How is the sector preparing for the prospect of planned winter power cuts?
- How would you describe the level of confidence among operators about the winter ahead, in terms of keeping disruption to their clients (due to energy supply issues) to a minimum?
As long as the diesel fuel supply is maintained then data centres should have any issues maintaining the load. After that, it is a time issue. Power cuts of a few hours should not cause significant problems. However, if power cuts last for days within a single week and there is a scramble for fuel, then things could become problematic.
- How confident would you say operators are they feeling in the government’s assurances that blackout are unlikely to occur?
The word of the moment is ‘stability’ however these are uncertain times. With the National Grid already issuing statements about possible planned blackouts in January and February, even if they are saying this is ‘an unlikely base case’, then hope for the best and plan for the worst is how data centre firms are approaching this winter. Companies are speaking with their suppliers. It is the responsible thing to do.

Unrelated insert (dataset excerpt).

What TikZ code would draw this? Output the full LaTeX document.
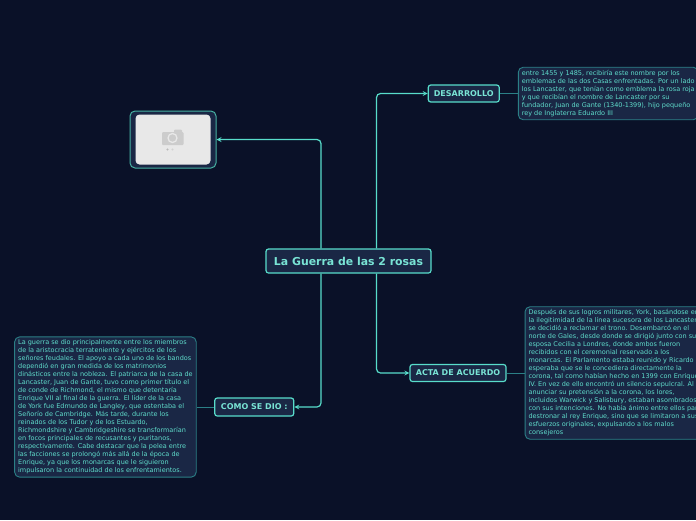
\documentclass[tikz,border=0pt]{standalone}
\usepackage{fontspec}
\setmainfont{DejaVu Sans}
\usepackage{tikz}
\usetikzlibrary{shapes,arrows,positioning}
\definecolor{bgdark}{HTML}{0A1128}
\definecolor{boxfill}{HTML}{1A2745}
\definecolor{teal}{HTML}{58DDCB}
\definecolor{tealdim}{HTML}{2B7F86}
\definecolor{notetext}{HTML}{5FDCCB}

\begin{document}
\begin{tikzpicture}[
    x=1pt, y=-1pt,
    node distance=18pt,
    topic/.style={draw=teal, fill=boxfill, text=teal!80!white, line width=1.2pt, rounded corners=2.5pt, inner sep=0pt, align=center},
    note/.style={draw=tealdim, fill=boxfill, text=notetext, line width=0.9pt, rounded corners=5pt, inner xsep=3.5pt, inner ysep=3pt, align=left, font=\fontsize{6.5}{8}\selectfont},
    arrow/.style={draw=teal, line width=1.2pt, rounded corners=4pt, ->, >=stealth},
    link/.style={draw=tealdim, line width=1pt}
]
    \useasboundingbox [fill=bgdark] (0,0) rectangle (696,520);

    \node (root) [topic, minimum width=165pt, minimum height=24pt, font=\fontsize{10.9}{12}\selectfont\bfseries] at (348.5,261) {La Guerra de las 2 rosas};
    \node (desarrollo) [topic, minimum width=71pt, minimum height=17pt, font=\fontsize{8}{9}\selectfont\bfseries] at (463.75,93.5) {DESARROLLO};
    \node (acta) [topic, minimum width=96pt, minimum height=17pt, font=\fontsize{8}{9}\selectfont\bfseries] at (458,373) {ACTA DE ACUERDO};
    \node (como) [topic, minimum width=79pt, minimum height=18pt, font=\fontsize{8}{9}\selectfont\bfseries] at (254.25,407) {COMO SE DIO :};

    \node (image) [draw=teal!80!black, fill=boxfill, line width=1pt, rounded corners=5pt, minimum width=86pt, minimum height=57pt, inner sep=0pt] at (173,139.5) {};
    \node (photo) [fill=gray!18, rounded corners=4pt, minimum width=75pt, minimum height=50pt, inner sep=0pt] at (image) {};
    \fill [gray!40, rounded corners=1pt] (162,132) rectangle (183.5,145) (174,129.5) rectangle (182,133);
    \draw [gray!18, line width=1.3pt] (172.5,138) circle (4.5);
    \fill [gray!55] (167.5,149.5) circle (1.2);
    \fill [gray!35] (172.5,149.5) circle (1.2);

    \node (desarrollonote) [note, right=of desarrollo] {entre 1455  y 1485, recibiría este nombre por los\\
emblemas de las dos Casas enfrentadas. Por un lado\\
los Lancaster, que tenían como emblema la rosa roja\\
y que recibían el nombre de Lancaster por  su\\
fundador, Juan de Gante (1340-1399), hijo pequeño\\
rey de Inglaterra Eduardo III};
    \node (actanote) [note, right=of acta] {Después de sus logros militares, York, basándose en\\
la ilegitimidad de la línea sucesora de los Lancaster,\\
se decidió a reclamar el trono. Desembarcó en el\\
norte de Gales, desde donde se dirigió junto con su\\
esposa Cecilia a Londres, donde ambos fueron\\
recibidos con el ceremonial reservado a los\\
monarcas. El Parlamento estaba reunido y Ricardo\\
esperaba que se le concediera directamente la\\
corona, tal como habían hecho en 1399 con Enrique\\
IV. En vez de ello encontró un silencio sepulcral. Al\\
anunciar su pretensión a la corona, los lores,\\
incluidos Warwick y Salisbury, estaban asombrados\\
con sus intenciones. No había ánimo entre ellos para\\
destronar al rey Enrique, sino que se limitaron a sus\\
esfuerzos originales, expulsando a los malos\\
consejeros};
    \node (comonote) [note, left=17.5pt of como] {La guerra se dio principalmente entre los miembros\\
de la aristocracia terrateniente y ejércitos de los\\
señores feudales. El apoyo a cada uno de los bandos\\
dependió en gran medida de los matrimonios\\
dinásticos entre la nobleza. El patriarca de la casa de\\
Lancaster, Juan de Gante, tuvo como primer título el\\
de conde de Richmond, el mismo que detentaría\\
Enrique VII al final de la guerra. El líder de la casa\\
de York fue Edmundo de Langley, que ostentaba el\\
Señorío de Cambridge. Más tarde, durante los\\
reinados de los Tudor y de los Estuardo,\\
Richmondshire y Cambridgeshire se transformarían\\
en focos principales de recusantes y puritanos,\\
respectivamente. Cabe destacar que la pelea entre\\
las facciones se prolongó más allá de la época de\\
Enrique, ya que los monarcas que le siguieron\\
impulsaron la continuidad de los enfrentamientos.};

    \draw [arrow] ([xshift=28pt]root.north) |- (desarrollo);
    \draw [arrow] ([xshift=28pt]root.south) |- (acta);
    \draw [arrow] ([xshift=-27.5pt]root.north) |- (image);
    \draw [arrow] ([xshift=-27.5pt]root.south) |- (como);
    \draw [link] (desarrollo) -- (desarrollonote);
    \draw [link] (acta) -- (actanote);
    \draw [link] (como) -- (comonote);
\end{tikzpicture}
\end{document}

- What contingency plans do operators have in place to protect their clients from the impact of blackouts?
Most data centres will have between 24 - 48 hours of fuel to run at full load.
- If blackouts become a reality and operators are asked to disconnect from the grid or pass their surplus power back to the grid, do you think this is a concept or idea that operators would be willing to get on board with? If not/so, why?
It may need the entire DC community to get together to support the grid. We could be facing a situation where it could be the grid operator who tells data centres to disconnect from the grid and run their generators for several hours at times of energy rationing [constrained capacity]. Demand response (DR) is the adjustment in demand relative to grid generating capacity, designed to address supply and demand imbalance. There are several types.
Load Curtailment or load shedding is the simplest and most obvious type of DR participation, where the data centre disconnects from the grid and runs on its generators in island mode.
Load Shifting is when power consumption is reduced during a peak demand period by shifting energy use to another time. However, IT workload power use is typically not something that can be controlled by wholesale and colocation data centre operators.
Short Term Operating Reserve (STOR) and Load Reduction occurs when the utility requests additional power when the actual demand is higher than forecast, or in the event of unforeseen generation unavailability.
Frequency response is often the most lucrative DR program. It could be used by utilities to counter unplanned power generation and load imbalance that would otherwise cause a frequency stability problem
The main issue currently is that most data centre operators do not participate in demand response. However, this is likely to change, and rolling backouts may be the catalyst for widespread DR adoption.
Generally, data centres are not configured to export energy back to the grid. This also will have to change.
- Do you anticipate any pushback at all from providers if told to shutdown during blackout periods, given the important role they (and their clients) play in keeping our digital economy ticking over?
It depends how bad things get. Data centres are part of the national critical infrastructure must remain operational. Inevitably, there will be an increased rate of data centre failures if utility blackouts occur. The ramifications will vary depending on who’s affected, and the duration and frequency of the utility blackouts.